-- Data extract --
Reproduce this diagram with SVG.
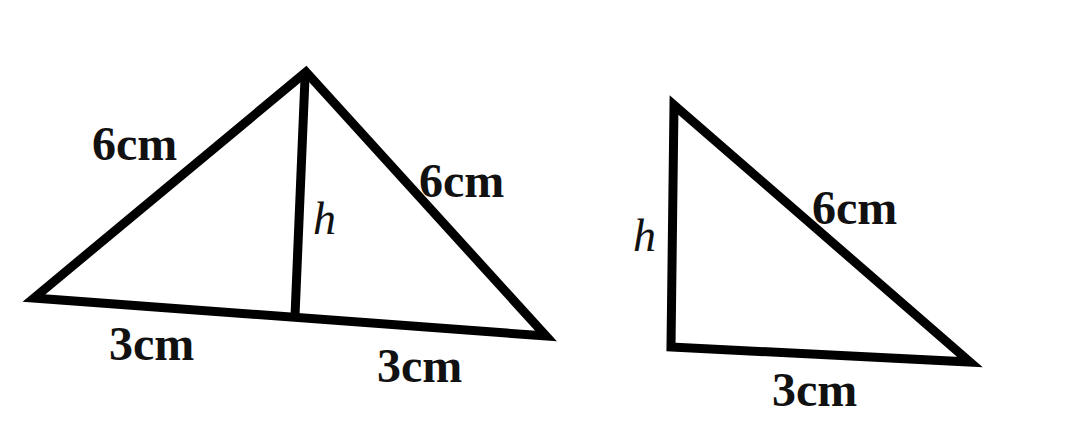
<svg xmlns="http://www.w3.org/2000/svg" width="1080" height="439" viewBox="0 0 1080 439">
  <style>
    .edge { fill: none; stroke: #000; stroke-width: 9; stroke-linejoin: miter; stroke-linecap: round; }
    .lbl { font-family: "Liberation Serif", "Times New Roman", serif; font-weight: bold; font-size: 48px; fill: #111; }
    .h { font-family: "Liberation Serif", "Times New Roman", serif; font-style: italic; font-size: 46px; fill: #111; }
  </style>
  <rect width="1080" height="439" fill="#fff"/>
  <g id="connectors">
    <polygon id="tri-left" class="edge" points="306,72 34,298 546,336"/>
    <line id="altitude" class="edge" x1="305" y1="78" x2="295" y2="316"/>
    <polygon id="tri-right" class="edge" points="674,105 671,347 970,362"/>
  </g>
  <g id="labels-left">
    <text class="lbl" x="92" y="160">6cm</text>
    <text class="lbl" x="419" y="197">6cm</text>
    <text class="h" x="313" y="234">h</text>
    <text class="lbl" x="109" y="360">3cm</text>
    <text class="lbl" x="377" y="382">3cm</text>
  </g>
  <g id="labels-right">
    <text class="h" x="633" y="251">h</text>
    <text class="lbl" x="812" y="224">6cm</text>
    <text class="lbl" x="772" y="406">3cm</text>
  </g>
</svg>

-- Exercise prompt --
Leave the images out and output the remaining material exactly as it stands.

-- Solved exercise --
Reproduce this diagram with SVG.
<svg xmlns="http://www.w3.org/2000/svg" width="1080" height="439" viewBox="0 0 1080 439">
  <style>
    .edge { fill: none; stroke: #000; stroke-width: 9; stroke-linejoin: miter; stroke-linecap: round; }
    .lbl { font-family: "Liberation Serif", "Times New Roman", serif; font-weight: bold; font-size: 48px; fill: #111; }
    .h { font-family: "Liberation Serif", "Times New Roman", serif; font-style: italic; font-size: 46px; fill: #111; }
  </style>
  <rect width="1080" height="439" fill="#fff"/>
  <g id="connectors">
    <polygon id="tri-left" class="edge" points="306,72 34,298 546,336"/>
    <line id="altitude" class="edge" x1="305" y1="78" x2="295" y2="316"/>
    <polygon id="tri-right" class="edge" points="674,105 671,347 970,362"/>
  </g>
  <g id="labels-left">
    <text class="lbl" x="92" y="160">6cm</text>
    <text class="lbl" x="419" y="197">6cm</text>
    <text class="h" x="313" y="234">h</text>
    <text class="lbl" x="109" y="360">3cm</text>
    <text class="lbl" x="377" y="382">3cm</text>
  </g>
  <g id="labels-right">
    <text class="h" x="633" y="251">h</text>
    <text class="lbl" x="812" y="224">6cm</text>
    <text class="lbl" x="772" y="406">3cm</text>
  </g>
</svg>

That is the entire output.